Rows from a dataset of charts and code
-*-
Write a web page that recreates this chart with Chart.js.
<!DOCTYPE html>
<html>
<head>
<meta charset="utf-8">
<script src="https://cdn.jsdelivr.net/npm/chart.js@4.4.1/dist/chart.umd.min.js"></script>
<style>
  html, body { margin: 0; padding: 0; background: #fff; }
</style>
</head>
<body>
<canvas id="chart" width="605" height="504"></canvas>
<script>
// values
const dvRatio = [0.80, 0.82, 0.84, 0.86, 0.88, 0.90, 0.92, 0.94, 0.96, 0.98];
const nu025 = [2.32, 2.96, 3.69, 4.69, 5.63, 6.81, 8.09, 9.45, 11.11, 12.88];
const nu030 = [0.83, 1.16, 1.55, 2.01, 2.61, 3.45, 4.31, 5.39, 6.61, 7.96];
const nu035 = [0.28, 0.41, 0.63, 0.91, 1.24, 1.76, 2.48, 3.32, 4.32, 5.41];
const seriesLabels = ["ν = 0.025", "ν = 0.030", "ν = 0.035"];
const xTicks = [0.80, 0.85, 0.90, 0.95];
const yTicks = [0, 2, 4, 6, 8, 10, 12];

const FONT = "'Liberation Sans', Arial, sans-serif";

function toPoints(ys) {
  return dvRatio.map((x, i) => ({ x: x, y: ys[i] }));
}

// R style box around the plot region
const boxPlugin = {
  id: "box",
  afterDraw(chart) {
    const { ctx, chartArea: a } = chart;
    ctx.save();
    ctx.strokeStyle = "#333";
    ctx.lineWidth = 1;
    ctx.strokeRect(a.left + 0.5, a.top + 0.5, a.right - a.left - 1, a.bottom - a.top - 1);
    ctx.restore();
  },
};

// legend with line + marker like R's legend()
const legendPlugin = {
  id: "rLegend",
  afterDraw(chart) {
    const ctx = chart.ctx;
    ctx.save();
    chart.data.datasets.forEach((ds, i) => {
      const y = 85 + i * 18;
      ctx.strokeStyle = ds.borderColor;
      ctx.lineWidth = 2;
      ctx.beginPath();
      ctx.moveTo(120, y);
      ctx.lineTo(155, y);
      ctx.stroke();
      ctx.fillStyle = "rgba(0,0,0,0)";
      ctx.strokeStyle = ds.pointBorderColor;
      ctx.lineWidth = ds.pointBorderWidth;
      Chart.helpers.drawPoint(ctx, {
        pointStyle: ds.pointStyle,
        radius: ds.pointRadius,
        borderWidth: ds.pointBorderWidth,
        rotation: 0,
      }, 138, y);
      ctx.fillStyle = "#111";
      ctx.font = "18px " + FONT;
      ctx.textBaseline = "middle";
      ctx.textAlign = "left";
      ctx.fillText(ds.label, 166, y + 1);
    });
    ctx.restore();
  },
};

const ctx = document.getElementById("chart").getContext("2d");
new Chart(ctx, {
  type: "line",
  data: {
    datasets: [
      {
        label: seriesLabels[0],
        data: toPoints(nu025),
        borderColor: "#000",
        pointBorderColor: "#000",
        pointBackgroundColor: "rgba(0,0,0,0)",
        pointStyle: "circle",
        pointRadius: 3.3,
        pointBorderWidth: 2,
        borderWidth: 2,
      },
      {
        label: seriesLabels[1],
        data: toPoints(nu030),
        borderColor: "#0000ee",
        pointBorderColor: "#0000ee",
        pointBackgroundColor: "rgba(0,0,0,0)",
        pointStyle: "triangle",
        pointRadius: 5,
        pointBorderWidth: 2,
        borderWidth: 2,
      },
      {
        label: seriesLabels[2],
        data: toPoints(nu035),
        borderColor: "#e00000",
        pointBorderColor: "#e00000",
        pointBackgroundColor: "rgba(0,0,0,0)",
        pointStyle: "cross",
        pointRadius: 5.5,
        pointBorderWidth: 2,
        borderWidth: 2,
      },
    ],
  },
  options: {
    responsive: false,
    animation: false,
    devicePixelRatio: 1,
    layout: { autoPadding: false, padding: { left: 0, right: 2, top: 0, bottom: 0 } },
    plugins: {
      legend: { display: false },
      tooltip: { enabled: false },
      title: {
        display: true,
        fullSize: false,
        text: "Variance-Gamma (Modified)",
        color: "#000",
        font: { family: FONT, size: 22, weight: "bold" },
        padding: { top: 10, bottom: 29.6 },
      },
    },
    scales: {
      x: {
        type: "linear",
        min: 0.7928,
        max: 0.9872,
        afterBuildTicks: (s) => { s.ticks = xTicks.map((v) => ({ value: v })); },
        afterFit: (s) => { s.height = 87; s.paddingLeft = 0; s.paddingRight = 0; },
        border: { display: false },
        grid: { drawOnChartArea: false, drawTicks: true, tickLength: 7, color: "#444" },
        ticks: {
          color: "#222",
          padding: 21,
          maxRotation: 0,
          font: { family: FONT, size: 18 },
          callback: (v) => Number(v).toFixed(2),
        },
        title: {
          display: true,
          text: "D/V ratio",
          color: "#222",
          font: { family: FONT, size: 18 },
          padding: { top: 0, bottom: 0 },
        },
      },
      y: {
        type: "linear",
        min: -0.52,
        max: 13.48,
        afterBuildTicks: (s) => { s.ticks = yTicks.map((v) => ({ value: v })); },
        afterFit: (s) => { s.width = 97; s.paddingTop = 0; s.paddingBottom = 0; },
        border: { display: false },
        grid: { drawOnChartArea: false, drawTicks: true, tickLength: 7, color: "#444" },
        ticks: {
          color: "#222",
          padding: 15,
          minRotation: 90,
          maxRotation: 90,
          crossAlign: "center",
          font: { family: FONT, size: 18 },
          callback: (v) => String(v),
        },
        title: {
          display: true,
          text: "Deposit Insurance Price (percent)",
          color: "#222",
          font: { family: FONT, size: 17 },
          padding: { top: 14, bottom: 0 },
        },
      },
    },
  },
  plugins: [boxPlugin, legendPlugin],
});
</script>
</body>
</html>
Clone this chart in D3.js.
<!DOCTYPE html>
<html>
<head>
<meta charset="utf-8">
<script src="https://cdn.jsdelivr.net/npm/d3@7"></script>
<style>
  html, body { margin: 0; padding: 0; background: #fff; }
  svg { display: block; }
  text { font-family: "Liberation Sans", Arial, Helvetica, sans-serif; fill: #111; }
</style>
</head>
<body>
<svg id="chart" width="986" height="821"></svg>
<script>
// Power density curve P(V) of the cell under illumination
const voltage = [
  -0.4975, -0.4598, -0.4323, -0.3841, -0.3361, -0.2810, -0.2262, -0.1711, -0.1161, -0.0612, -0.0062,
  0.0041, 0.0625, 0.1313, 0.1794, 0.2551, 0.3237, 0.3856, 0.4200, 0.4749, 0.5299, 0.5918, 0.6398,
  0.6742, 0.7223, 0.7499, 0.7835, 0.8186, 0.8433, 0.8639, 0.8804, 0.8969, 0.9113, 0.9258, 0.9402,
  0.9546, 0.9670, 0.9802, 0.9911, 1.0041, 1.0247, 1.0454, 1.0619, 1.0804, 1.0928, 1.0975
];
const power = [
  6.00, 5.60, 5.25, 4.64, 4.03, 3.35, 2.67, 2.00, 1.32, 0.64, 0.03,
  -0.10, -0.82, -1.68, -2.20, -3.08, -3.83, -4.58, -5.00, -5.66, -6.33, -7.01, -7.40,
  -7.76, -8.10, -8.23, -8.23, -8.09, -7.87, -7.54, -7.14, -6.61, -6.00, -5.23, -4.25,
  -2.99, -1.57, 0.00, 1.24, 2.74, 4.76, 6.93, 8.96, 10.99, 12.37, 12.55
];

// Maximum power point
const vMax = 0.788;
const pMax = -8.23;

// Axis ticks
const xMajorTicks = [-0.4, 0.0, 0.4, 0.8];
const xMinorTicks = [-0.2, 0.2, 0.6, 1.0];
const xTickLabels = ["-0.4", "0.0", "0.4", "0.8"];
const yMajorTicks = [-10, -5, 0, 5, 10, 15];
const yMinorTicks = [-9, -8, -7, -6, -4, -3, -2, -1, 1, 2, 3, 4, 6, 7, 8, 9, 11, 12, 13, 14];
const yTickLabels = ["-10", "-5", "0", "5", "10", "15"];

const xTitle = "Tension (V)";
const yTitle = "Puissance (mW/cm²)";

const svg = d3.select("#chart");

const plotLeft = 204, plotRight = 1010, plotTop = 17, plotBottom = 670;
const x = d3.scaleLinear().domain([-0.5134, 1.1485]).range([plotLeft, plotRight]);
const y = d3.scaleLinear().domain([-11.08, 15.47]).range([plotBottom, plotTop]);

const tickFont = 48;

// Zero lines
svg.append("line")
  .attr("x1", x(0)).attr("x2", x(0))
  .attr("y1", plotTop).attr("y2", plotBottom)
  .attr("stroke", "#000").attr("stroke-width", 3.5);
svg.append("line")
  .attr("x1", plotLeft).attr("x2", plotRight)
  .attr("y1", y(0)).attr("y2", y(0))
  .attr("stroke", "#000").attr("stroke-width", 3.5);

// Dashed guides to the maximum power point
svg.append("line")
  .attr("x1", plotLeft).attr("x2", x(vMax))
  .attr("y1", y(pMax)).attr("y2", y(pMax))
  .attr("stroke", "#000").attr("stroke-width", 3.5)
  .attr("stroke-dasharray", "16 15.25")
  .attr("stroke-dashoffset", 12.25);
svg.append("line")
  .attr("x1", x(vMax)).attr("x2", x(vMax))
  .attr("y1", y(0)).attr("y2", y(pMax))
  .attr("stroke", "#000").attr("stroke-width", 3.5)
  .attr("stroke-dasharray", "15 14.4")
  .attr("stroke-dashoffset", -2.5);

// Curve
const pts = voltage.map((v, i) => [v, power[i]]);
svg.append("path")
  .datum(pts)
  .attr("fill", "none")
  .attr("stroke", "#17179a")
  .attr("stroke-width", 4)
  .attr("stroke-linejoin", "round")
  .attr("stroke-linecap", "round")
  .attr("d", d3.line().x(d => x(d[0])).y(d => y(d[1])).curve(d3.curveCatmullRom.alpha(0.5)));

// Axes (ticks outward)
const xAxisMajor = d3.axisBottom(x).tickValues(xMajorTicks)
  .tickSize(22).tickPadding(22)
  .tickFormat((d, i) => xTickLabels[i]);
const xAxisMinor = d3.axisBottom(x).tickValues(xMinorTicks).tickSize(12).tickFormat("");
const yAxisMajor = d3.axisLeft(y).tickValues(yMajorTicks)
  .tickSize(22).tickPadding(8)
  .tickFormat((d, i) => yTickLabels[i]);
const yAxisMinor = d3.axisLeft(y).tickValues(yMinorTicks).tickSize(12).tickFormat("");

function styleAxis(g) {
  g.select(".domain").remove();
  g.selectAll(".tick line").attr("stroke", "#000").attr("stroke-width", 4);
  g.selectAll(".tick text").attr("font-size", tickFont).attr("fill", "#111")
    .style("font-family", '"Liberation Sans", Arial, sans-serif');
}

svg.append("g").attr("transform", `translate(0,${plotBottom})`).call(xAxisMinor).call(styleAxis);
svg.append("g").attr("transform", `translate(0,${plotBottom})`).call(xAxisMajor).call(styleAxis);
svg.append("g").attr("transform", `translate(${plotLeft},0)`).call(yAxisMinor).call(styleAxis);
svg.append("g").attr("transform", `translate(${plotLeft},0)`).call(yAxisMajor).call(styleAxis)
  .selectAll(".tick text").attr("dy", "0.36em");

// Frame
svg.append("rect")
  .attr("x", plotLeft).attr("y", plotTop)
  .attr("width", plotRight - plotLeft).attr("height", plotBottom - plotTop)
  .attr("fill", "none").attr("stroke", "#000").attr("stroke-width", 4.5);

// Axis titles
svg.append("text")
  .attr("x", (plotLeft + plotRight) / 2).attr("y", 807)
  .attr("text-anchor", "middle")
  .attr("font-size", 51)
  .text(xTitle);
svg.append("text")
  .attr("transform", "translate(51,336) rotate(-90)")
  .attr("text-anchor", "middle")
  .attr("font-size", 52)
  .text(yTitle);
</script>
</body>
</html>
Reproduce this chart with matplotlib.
-*-
Exercise goal: Locate and copy each line in the data above that includes the word "this".

Output:
Write a web page that recreates this chart with Chart.js.
Clone this chart in D3.js.
Reproduce this chart with matplotlib.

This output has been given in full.